Carole Harris was the first artist that we featured in this collaboration during the month of September, 2020. Carole is a fiber artist who has redefined and subverted the basic concepts of quilting to suit her own purposes.

She extends the boundaries of traditional quilting by exploring other forms of stitchery, irregular shapes, textures, materials, and objects Her process emulates that of a painter, often revising her earlier decisions and doubling back in a medium that traditionally progresses linearly. 

Carole is captivated by the interplay of hue and pattern, often drawing inspiration from the color, energy, movement, and rhythms of ethnographic textiles she collects, as well as the music of, and changing rhythms and history of the city of Detroit where she lives.

Jova Lynne was our October featured designer.

Jova is an interdisciplinary conceptual artist and curator of Jamaican and Colombian heritage, born and raised in New York City, and currently based in Detroit, MI.

Lynne is interested in the parallels between fictional, historical and personal archive in identity development. In her practice Lynne seeks to subvert anthropological practice in utilizing the lens and performance. She is interested in the cognitive dissonance one experiences when navigating material, text and media-based archive. Lynne is a grantee of the Astraea Foundation's Global Arts Fund, which has supported her work in media and social practice based projects in Kingston, Jamaica and Berlin, Germany, in addition to her work in Detroit. Lynne completed a Masters of Fine Arts in Photography at Cranbrook Academy of Art in May 2017, and most recently was a curator at the Museum of Contemporary Art Detroit.

Jova Lynne’s work has been presented at galleries and museums across the globe including Crystal Bridges Museum of American Art, Torrance Museum of Art, Brooklyn Museum, and Stroboskop Art Space, Warsaw Poland.

Eugenie Detroit

The final artist featured in the SPOTLIGHT by Eugenie in collaboration with Simone DeSousa Gallery was Tyanna Buie in November, 2020.

A Chicago, IL and Milwaukee, WI native, Tyanna Buie was born the youngest of four siblings on the city’s south side.
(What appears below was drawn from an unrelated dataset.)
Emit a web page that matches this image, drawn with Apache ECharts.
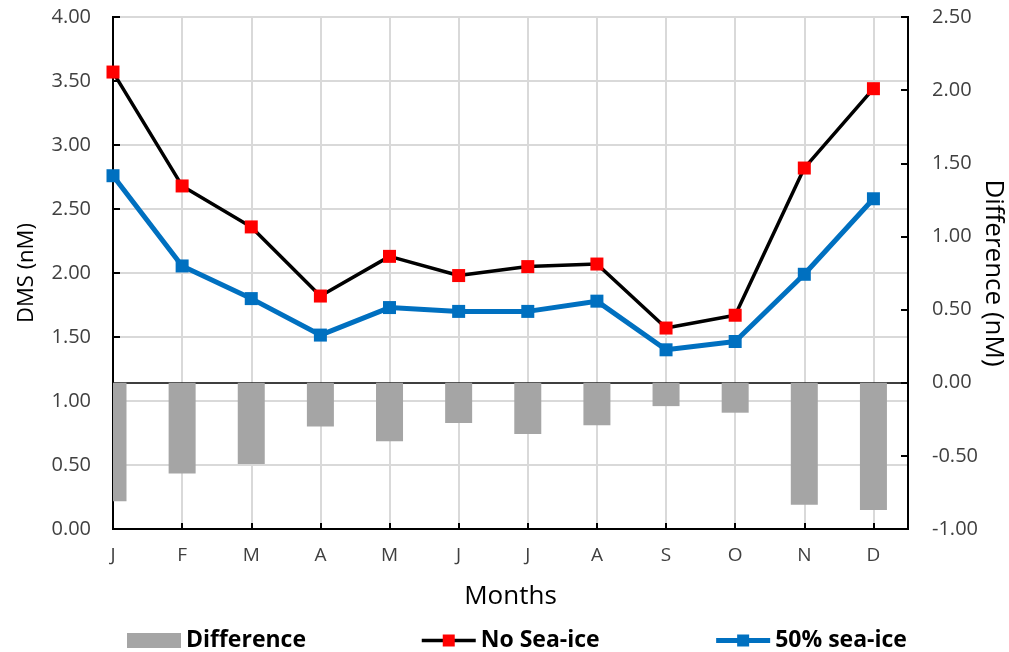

By the age of four, Buie and her siblings were placed in the foster care system where they were temporarily housed, moving from one home to another throughout Illinois and Wisconsin.

Buie’s life and work have been highly influenced by this experience. Early on she was guided toward the art-making process as an outlet for self-expression and to cope with a challenging environment. In the midst of this chaos, Buie was free to create and this gave her a sense of release and enjoyment to find her voice, her creative vision and a connection with the outside world. Through the memory of these childhood experiences aided by a few family photos from her aunt, Buie has the ability to reclaim and rewrite her own past in her work: to not just focus on the hardships, but to highlight the celebrations.

Buie believes in maintaining a connection to the community around her by hosting printmaking workshops and demonstrations and participating in Healthy Neighborhood Initiatives through the production of public art created for underserved neighborhoods and communities in Milwaukee, and Madison, WI.

Currently, Buie is an Assistant Professor/Section Chair of Printmaking at the College for Creative Studies in Detroit, MI, while undertaking a 2019/2020 Grant Wood Fellowship in Printmaking at the University of Iowa in Iowa City, IA.